→ Dataset excerpt

◆ ◆ ◆ ◆ ◆

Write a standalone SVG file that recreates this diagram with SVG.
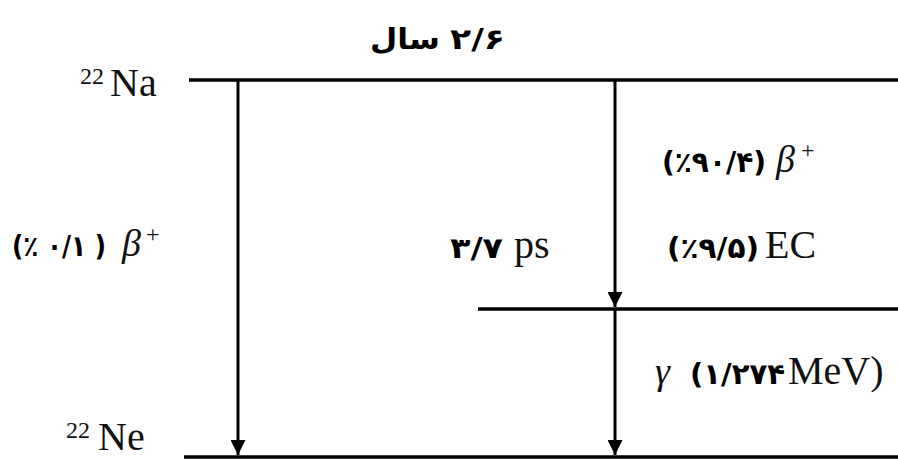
<svg xmlns="http://www.w3.org/2000/svg" width="898" height="459" viewBox="0 0 898 459">
  <style>
    .lvl { stroke: #000; stroke-width: 3.5; fill: none; }
    .tr { stroke: #000; stroke-width: 3; fill: none; }
    .lat { font-family: "Liberation Serif", "Times New Roman", serif; font-size: 40px; fill: #111; }
    .sup { font-family: "Liberation Serif", "Times New Roman", serif; font-size: 24px; fill: #111; }
    .grk { font-family: "Liberation Serif", "Times New Roman", serif; font-style: italic; font-size: 38px; fill: #111; }
    .fa { font-family: "DejaVu Sans", sans-serif; font-weight: bold; font-size: 29px; fill: #000; }
    .dig { unicode-bidi: bidi-override; direction: ltr; }
  </style>
  <defs>
    <marker id="ah" viewBox="0 0 10 10" refX="10" refY="5" markerWidth="5" markerHeight="5" orient="auto" markerUnits="strokeWidth">
      <path d="M0,0 L10,5 L0,10 z" fill="#000"/>
    </marker>
  </defs>

  <!-- energy levels -->
  <g id="level-na22">
    <line class="lvl" x1="189" y1="80" x2="898" y2="80"/>
    <text class="sup" x="80" y="84">22</text>
    <text class="lat" x="110" y="96">Na</text>
  </g>
  <g id="level-excited">
    <line class="lvl" x1="478" y1="309" x2="898" y2="309"/>
  </g>
  <g id="level-ne22">
    <line class="lvl" x1="184" y1="457" x2="898" y2="457"/>
    <text class="sup" x="66" y="438">22</text>
    <text class="lat" x="98" y="450" font-size="38">Ne</text>
  </g>

  <!-- half-life -->
  <g id="halflife">
    <text class="fa" x="370" y="49" textLength="70" lengthAdjust="spacingAndGlyphs">سال</text>
    <text class="fa dig" x="450" y="49" textLength="55" lengthAdjust="spacingAndGlyphs">۲/۶</text>
  </g>

  <!-- transitions -->
  <g id="connectors">
    <line class="tr" x1="238" y1="80" x2="238" y2="455" marker-end="url(#ah)"/>
    <line class="tr" x1="615" y1="80" x2="615" y2="307" marker-end="url(#ah)"/>
    <line class="tr" x1="615" y1="309" x2="615" y2="455" marker-end="url(#ah)"/>
  </g>

  <!-- labels -->
  <g id="label-beta-direct">
    <text class="fa dig" x="12" y="256" textLength="94" lengthAdjust="spacingAndGlyphs">(٪ ۰/۱ )</text>
    <text class="grk" x="122" y="256">β</text>
    <text class="sup" x="146" y="242">+</text>
  </g>
  <g id="label-beta-excited">
    <text class="fa dig" x="662" y="172" textLength="104" lengthAdjust="spacingAndGlyphs">(٪۹۰/۴)</text>
    <text class="grk" x="776" y="172">β</text>
    <text class="sup" x="801" y="158">+</text>
  </g>
  <g id="label-ec">
    <text class="fa dig" x="667" y="258" textLength="92" lengthAdjust="spacingAndGlyphs">(٪۹/۵)</text>
    <text class="lat" x="765" y="258">EC</text>
  </g>
  <g id="label-lifetime">
    <text class="fa dig" x="450" y="258" textLength="53" lengthAdjust="spacingAndGlyphs">۳/۷</text>
    <text class="lat" x="514" y="258">ps</text>
  </g>
  <g id="label-gamma">
    <text class="grk" x="655" y="384">γ</text>
    <text class="fa dig" x="690" y="384" textLength="95" lengthAdjust="spacingAndGlyphs">(۱/۲۷۴</text>
    <text class="lat" x="788" y="384">MeV)</text>
  </g>
</svg>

◆ ◆ ◆ ◆ ◆

→ Description of the task
All of the material above needs to be restated exactly, with no pictures.

→ Solved exercise
Write a standalone SVG file that recreates this diagram with SVG.
<svg xmlns="http://www.w3.org/2000/svg" width="898" height="459" viewBox="0 0 898 459">
  <style>
    .lvl { stroke: #000; stroke-width: 3.5; fill: none; }
    .tr { stroke: #000; stroke-width: 3; fill: none; }
    .lat { font-family: "Liberation Serif", "Times New Roman", serif; font-size: 40px; fill: #111; }
    .sup { font-family: "Liberation Serif", "Times New Roman", serif; font-size: 24px; fill: #111; }
    .grk { font-family: "Liberation Serif", "Times New Roman", serif; font-style: italic; font-size: 38px; fill: #111; }
    .fa { font-family: "DejaVu Sans", sans-serif; font-weight: bold; font-size: 29px; fill: #000; }
    .dig { unicode-bidi: bidi-override; direction: ltr; }
  </style>
  <defs>
    <marker id="ah" viewBox="0 0 10 10" refX="10" refY="5" markerWidth="5" markerHeight="5" orient="auto" markerUnits="strokeWidth">
      <path d="M0,0 L10,5 L0,10 z" fill="#000"/>
    </marker>
  </defs>

  <!-- energy levels -->
  <g id="level-na22">
    <line class="lvl" x1="189" y1="80" x2="898" y2="80"/>
    <text class="sup" x="80" y="84">22</text>
    <text class="lat" x="110" y="96">Na</text>
  </g>
  <g id="level-excited">
    <line class="lvl" x1="478" y1="309" x2="898" y2="309"/>
  </g>
  <g id="level-ne22">
    <line class="lvl" x1="184" y1="457" x2="898" y2="457"/>
    <text class="sup" x="66" y="438">22</text>
    <text class="lat" x="98" y="450" font-size="38">Ne</text>
  </g>

  <!-- half-life -->
  <g id="halflife">
    <text class="fa" x="370" y="49" textLength="70" lengthAdjust="spacingAndGlyphs">سال</text>
    <text class="fa dig" x="450" y="49" textLength="55" lengthAdjust="spacingAndGlyphs">۲/۶</text>
  </g>

  <!-- transitions -->
  <g id="connectors">
    <line class="tr" x1="238" y1="80" x2="238" y2="455" marker-end="url(#ah)"/>
    <line class="tr" x1="615" y1="80" x2="615" y2="307" marker-end="url(#ah)"/>
    <line class="tr" x1="615" y1="309" x2="615" y2="455" marker-end="url(#ah)"/>
  </g>

  <!-- labels -->
  <g id="label-beta-direct">
    <text class="fa dig" x="12" y="256" textLength="94" lengthAdjust="spacingAndGlyphs">(٪ ۰/۱ )</text>
    <text class="grk" x="122" y="256">β</text>
    <text class="sup" x="146" y="242">+</text>
  </g>
  <g id="label-beta-excited">
    <text class="fa dig" x="662" y="172" textLength="104" lengthAdjust="spacingAndGlyphs">(٪۹۰/۴)</text>
    <text class="grk" x="776" y="172">β</text>
    <text class="sup" x="801" y="158">+</text>
  </g>
  <g id="label-ec">
    <text class="fa dig" x="667" y="258" textLength="92" lengthAdjust="spacingAndGlyphs">(٪۹/۵)</text>
    <text class="lat" x="765" y="258">EC</text>
  </g>
  <g id="label-lifetime">
    <text class="fa dig" x="450" y="258" textLength="53" lengthAdjust="spacingAndGlyphs">۳/۷</text>
    <text class="lat" x="514" y="258">ps</text>
  </g>
  <g id="label-gamma">
    <text class="grk" x="655" y="384">γ</text>
    <text class="fa dig" x="690" y="384" textLength="95" lengthAdjust="spacingAndGlyphs">(۱/۲۷۴</text>
    <text class="lat" x="788" y="384">MeV)</text>
  </g>
</svg>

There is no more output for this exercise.